The point is that I love writing more than any other form because there’s a key difference between writing and performing: do-overs.
If you’re a gymnast, as my daughter was for many years, you generally have less than a minute to prove yourself, and if you miss your high bar kip despite the fact that you’ve done it perfectly a million times in practice, if you fail to control a landing on the floor or if you do your perfect back walkover right off the beam, you can feel like your entire routine is a failure. Or if you’re on stage in the eighth grade operetta, and you say the wrong line—the line that actually is the cue for the curtain to go down—you could be responsible for cutting short the entire second act, as did one of my childhood friends.
But writing? There are opportunities for endless do-overs. I’ve been known to rewrite a piece after publishing it and then publish it again as part of a book or in a different form altogether.
Sometimes students tell me that they’re not good writers because what they write never lives up to their original vision. In fact, that’s true for pretty much every writer at every level. Nothing is ever quite what we envisioned, especially not the first time around.
But the act of getting something down on paper is an important first step—what Anne Lamott calls “the shitty first draft,” what my friend and our former writing center director Dani Weber refers to as the “skeleton draft,” what a friend of writer Cathy Day’s calls ‘the down draft—you just get it down.” Then you can lop off the first six pages of that shitty first draft and find the real center of your story and work from there, put the flesh on your skeleton, write the “up draft—you fix it up.”

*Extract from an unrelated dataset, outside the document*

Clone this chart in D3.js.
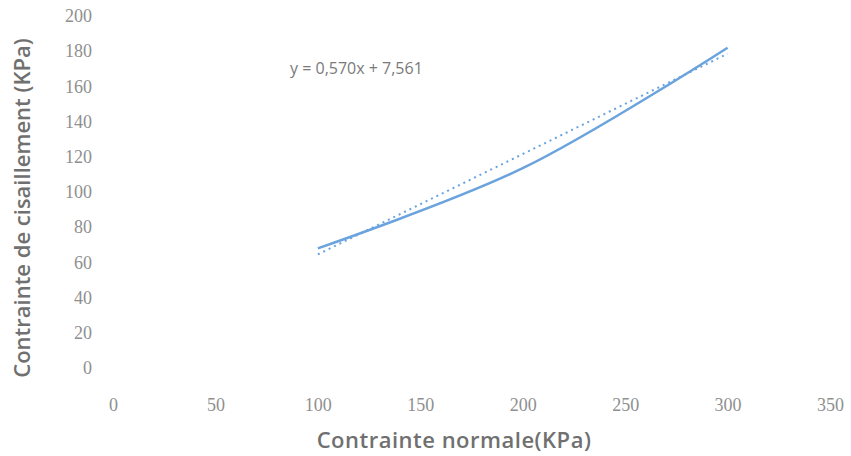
<!DOCTYPE html>
<html>
<head>
<meta charset="utf-8">
<script src="https://cdn.jsdelivr.net/npm/d3@7"></script>
<style>
  body { margin: 0; background: #fff; }
  .tick text { font-family: "Liberation Serif", serif; fill: #8f8f8f; }
  .title { font-family: "Open Sans", sans-serif; fill: #707070; }
</style>
</head>
<body>
<div id="chart"></div>
<script>
var normalStress = [100, 200, 300];
var shearStress = [68, 113.5, 182];
var xTicks = [0, 50, 100, 150, 200, 250, 300, 350];
var yTicks = [0, 20, 40, 60, 80, 100, 120, 140, 160, 180, 200];
var slope = 0.570;
var intercept = 7.561;

var width = 851, height = 456;
var plotLeft = 113, plotRight = 830, plotTop = 16, plotBottom = 368;

var svg = d3.select('#chart').append('svg')
    .attr('width', width)
    .attr('height', height);

var x = d3.scaleLinear().domain([0, 350]).range([plotLeft, plotRight]);
var y = d3.scaleLinear().domain([0, 200]).range([plotBottom, plotTop]);

// axes, no lines, only labels
var xAxis = svg.append('g')
    .attr('transform', 'translate(0,' + (plotBottom + 26) + ')')
    .call(d3.axisBottom(x).tickValues(xTicks).tickSize(0).tickPadding(4));
xAxis.select('.domain').remove();
xAxis.selectAll('text').attr('font-size', 18);

var yAxis = svg.append('g')
    .attr('transform', 'translate(' + (plotLeft - 21) + ',0)')
    .call(d3.axisLeft(y).tickValues(yTicks).tickSize(0).tickPadding(0));
yAxis.select('.domain').remove();
yAxis.selectAll('text').attr('font-size', 18);

// data series, smoothed
var pts = normalStress.map(function(d, i) { return [d, shearStress[i]]; });
var line = d3.line()
    .x(function(d) { return x(d[0]); })
    .y(function(d) { return y(d[1]); })
    .curve(d3.curveCatmullRom.alpha(0.5));

svg.append('path')
    .datum(pts)
    .attr('d', line)
    .attr('fill', 'none')
    .attr('stroke', '#6aa3dd')
    .attr('stroke-width', 2.5);

// linear trend line
var xr = d3.extent(normalStress);
var trend = xr.map(function(v) { return [v, slope * v + intercept]; });
svg.append('path')
    .datum(trend)
    .attr('d', d3.line().x(function(d) { return x(d[0]); }).y(function(d) { return y(d[1]); }))
    .attr('fill', 'none')
    .attr('stroke', '#6aa3dd')
    .attr('stroke-width', 2)
    .attr('stroke-dasharray', '2,4');

svg.append('text')
    .attr('class', 'title')
    .attr('x', 290)
    .attr('y', 74)
    .attr('font-size', 16)
    .style('fill', '#7a7a7a')
    .text('y = 0,570x + 7,561');

// axis titles
svg.append('text')
    .attr('class', 'title')
    .attr('x', 454)
    .attr('y', 448)
    .attr('text-anchor', 'middle')
    .attr('font-size', 22)
    .attr('font-weight', 600)
    .attr('letter-spacing', 0.5)
    .text('Contrainte normale(KPa)');

svg.append('text')
    .attr('class', 'title')
    .attr('transform', 'translate(30,208) rotate(-90)')
    .attr('text-anchor', 'middle')
    .attr('font-size', 22)
    .attr('font-weight', 600)
    .text('Contrainte de cisaillement (KPa)');
</script>
</body>
</html>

For me, this is where things get really fun. Now, only now, do you have the clay from which you can sculpt something beautiful. Cathy Day’s friend calls the third draft the “dental draft, where you check every tooth, to see if it’s loose or cramped or decayed,” but for me, that’s way down the road, the editing process, the twentieth draft.
“Twenty drafts?” a student once said to me. “Isn’t that a little obsessive?”
Well, duh. Although I prefer to call it “passionate,” making good art requires some obsession, and I am here to argue that sometimes allowing yourself to obsess is not only the route to a great piece, but to the satisfaction and fulfillment that is the secret real reason why we do what we do. That transforming our work, and in the process discovering that what we had to say is far more interesting than where we started, ultimately changes us, deepens our thinking, makes us see our lives in new ways. And the great thing about writing is that you can do it over and over and over again until you get it right.
And then if you still aren’t entirely happy with the result, you can do it over again. Stop, restart the music. Insert the missing step. Patch together that rocking chair-triple kick with your most fluid step slide double, triple slur twist.